The Grand Opera House opened on August 14, 1890. Around 800
guests came to watch a performance of the opera Carmen by composer Georges Bizet. An orchestra accompanied the
large 65-member cast. Numerous large productions and other performances would
take place here for the next several decades—it estimated that 2,600
performances occurred between 1892-1928. One notable theatrical production was Ben Hur. The large stage was able to
accommodate the lavish production, which featured live horses and elephants as
well as carriages. Many top Hollywood performers would grace the stage as well,
including Jack Benny, Will Rogers, and Henry Fonda; other notable artists and
performers included famed pianist Ignacy Jan Paderewski, the Boston Opera
Company, and the Strauss Orchestra from Vienna.
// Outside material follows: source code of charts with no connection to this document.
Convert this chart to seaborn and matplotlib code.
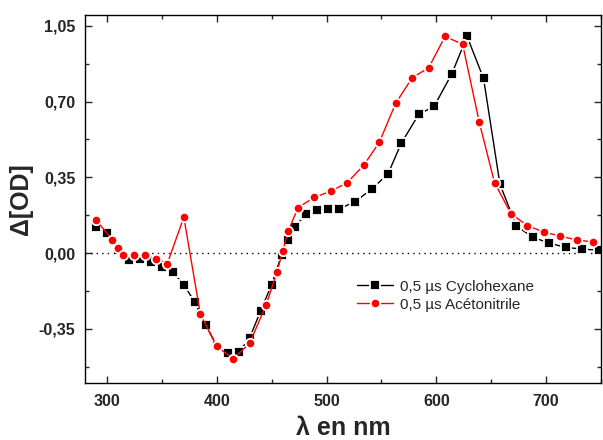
import seaborn as sns
import pandas as pd
import numpy as np
from matplotlib import pyplot as plt
from matplotlib.ticker import MultipleLocator, FuncFormatter

# Cyclohexane series (black squares)
wl_cyclo = [290, 300, 310, 320, 330, 340, 350, 360, 370, 380, 390, 400, 410, 420, 430, 440, 450,
            459, 465, 471, 481, 491, 501, 511, 526, 541, 556,
            568, 584, 598, 614, 628, 643, 658, 673, 688, 703, 718, 733, 748]
od_cyclo = [0.119, 0.091, 0.014, -0.031, -0.029, -0.040, -0.064, -0.089, -0.145, -0.227, -0.332,
            -0.428, -0.460, -0.459, -0.391, -0.266, -0.145,
            -0.009, 0.060, 0.121, 0.179, 0.199, 0.204, 0.203, 0.238, 0.295, 0.366,
            0.507, 0.641, 0.678, 0.827, 1.001, 0.807, 0.317, 0.125, 0.073, 0.046, 0.026, 0.019, 0.013]

# Acetonitrile series (red circles)
wl_aceto = [290, 305, 310, 315, 325, 335, 345, 355, 370, 385, 400, 415, 430, 445, 455, 460, 465,
            474, 489, 504, 519, 534, 548, 563, 578, 593, 608, 624, 639, 653, 668, 683, 698, 713, 728, 743]
od_aceto = [0.154, 0.060, 0.023, -0.011, -0.009, -0.011, -0.026, -0.048, 0.166, -0.281, -0.431,
            -0.488, -0.416, -0.238, -0.085, 0.009, 0.101,
            0.210, 0.258, 0.286, 0.326, 0.407, 0.511, 0.692, 0.810, 0.856, 1.001, 0.964, 0.607,
            0.325, 0.182, 0.127, 0.097, 0.079, 0.060, 0.052]

labels = ['0,5 µs Cyclohexane', '0,5 µs Acétonitrile']

df = pd.concat([
    pd.DataFrame({'wl': wl_cyclo, 'od': od_cyclo, 'serie': labels[0]}),
    pd.DataFrame({'wl': wl_aceto, 'od': od_aceto, 'serie': labels[1]}),
])

sns.set_style('ticks')
plt.rcParams['font.family'] = ['Liberation Sans', 'DejaVu Sans']

fig = plt.figure(figsize=(6.03, 4.40), dpi=100)
ax = fig.add_axes([0.141, 0.1295, 0.8557, 0.8365])

ax.axhline(0, color='black', linestyle=(0, (1, 3)), linewidth=1.0, zorder=1)

sns.lineplot(
    data=df, x='wl', y='od', hue='serie', style='serie',
    palette={labels[0]: 'black', labels[1]: '#ff0000'},
    markers={labels[0]: 's', labels[1]: 'o'}, dashes=False,
    markersize=6.8, markeredgecolor='white', markeredgewidth=1.3,
    linewidth=1.0, ax=ax, estimator=None, sort=False
)

ax.set_xlim(280, 750)
ax.set_ylim(-0.60, 1.10)
ax.xaxis.set_major_locator(MultipleLocator(100))
ax.xaxis.set_minor_locator(MultipleLocator(50))
ax.yaxis.set_major_locator(MultipleLocator(0.35))
ax.yaxis.set_minor_locator(MultipleLocator(0.175))
ax.yaxis.set_major_formatter(FuncFormatter(lambda v, p: '{:.2f}'.format(v).replace('.', ',')))

ax.tick_params(which='both', direction='in', top=True, right=True, width=1.0)
ax.tick_params(which='major', length=5, labelsize=11.5)
ax.tick_params(axis='x', which='major', pad=8)
ax.tick_params(axis='y', which='major', pad=7)
ax.tick_params(which='minor', length=3)
for lab in ax.get_xticklabels() + ax.get_yticklabels():
    lab.set_fontweight('bold')
for s in ax.spines.values():
    s.set_linewidth(1.0)
    s.set_color('black')

ax.set_xlabel('λ en nm', fontsize=18, fontweight='bold', labelpad=5)
ax.set_ylabel('Δ[OD]', fontsize=18, fontweight='bold', labelpad=4)

ax.legend(frameon=False, fontsize=11, loc='upper left', bbox_to_anchor=(0.5, 0.318),
          handlelength=2.4, handletextpad=0.4, labelspacing=0.25)

fig.savefig('out.png', dpi=100)
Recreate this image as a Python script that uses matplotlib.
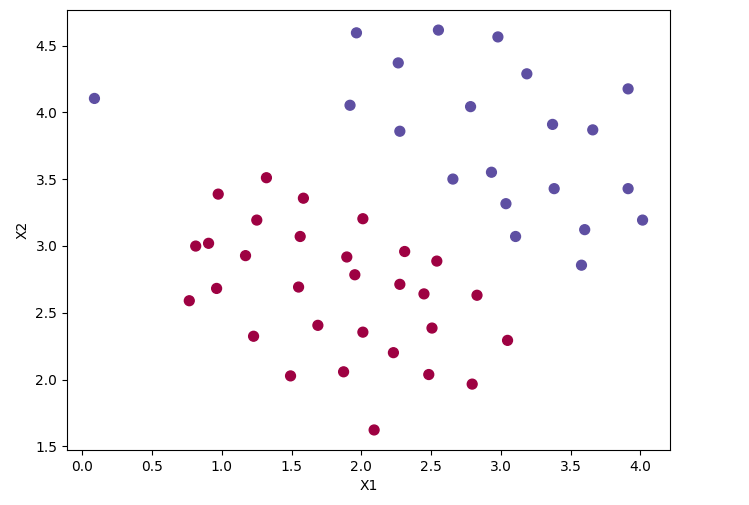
import numpy as np
import matplotlib
matplotlib.use('Agg')
import matplotlib.pyplot as plt

# Data points (X1, X2) and class labels
x1 = [1.9643, 2.2753, 2.9781, 2.9320, 3.5772, 4.0150, 3.3814, 3.9113, 2.7822, 2.5518,
      3.3698, 3.1048, 1.9182, 2.2638, 2.6555, 3.1855, 3.6579, 3.9113, 3.6002, 3.0357,
      1.5841, 2.0103, 1.9527, 2.2753, 2.3099, 2.8283, 3.0473, 2.4827, 2.5057, 1.8721,
      2.0103, 1.2269, 1.8951, 1.5610, 1.5495, 1.6878, 1.4919, 0.9620, 1.1693, 0.8122,
      0.9735, 1.2500, 1.3191, 2.2292, 2.4482, 2.7938, 2.0910, 2.5403, 0.9044, 0.76615,
      0.086405]
x2 = [4.5957, 3.8589, 4.5651, 3.5519, 2.8560, 3.1937, 3.4291, 4.1761, 4.0431, 4.6162,
      3.9101, 3.0709, 4.0534, 4.3706, 3.5008, 4.2888, 3.8692, 3.4291, 3.1221, 3.3165,
      3.3575, 3.2039, 2.7843, 2.7127, 2.9584, 2.6309, 2.2931, 2.0373, 2.3853, 2.0577,
      2.3546, 2.3239, 2.9174, 3.0709, 2.6923, 2.4057, 2.0271, 2.6820, 2.9276, 2.9992,
      3.3881, 3.1937, 3.5109, 2.2010, 2.6411, 1.9656, 1.6223, 2.8867, 3.0198, 2.5899,
      4.1045]
labels = [1] * 20 + [0] * 30 + [1]

fig = plt.figure(figsize=(7.49, 5.05), dpi=100)
ax = fig.add_axes([0.0895, 0.109, 0.805, 0.871])

ax.scatter(x1, x2, c=labels, s=50, cmap=plt.cm.Spectral)
ax.set_xlabel('X1')
ax.set_ylabel('X2')

fig.savefig('out.png', dpi=100)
Over the years, the Grand Opera House has undergone many
renovations. At one point in the 60s, the original sandstone was covered by
aluminum and tile, as part of a larger modernization project. The building was
restored to its original state later in 1998. After being added to the National
Register of Historic Places in 2001, a glass elevator was installed to provide
increased accessibility to disabled patrons. Most recently in 2014, the
previously unusable orchestra section was restored to a usable condition thanks
to grant funding. This section had previously not been used since 1928.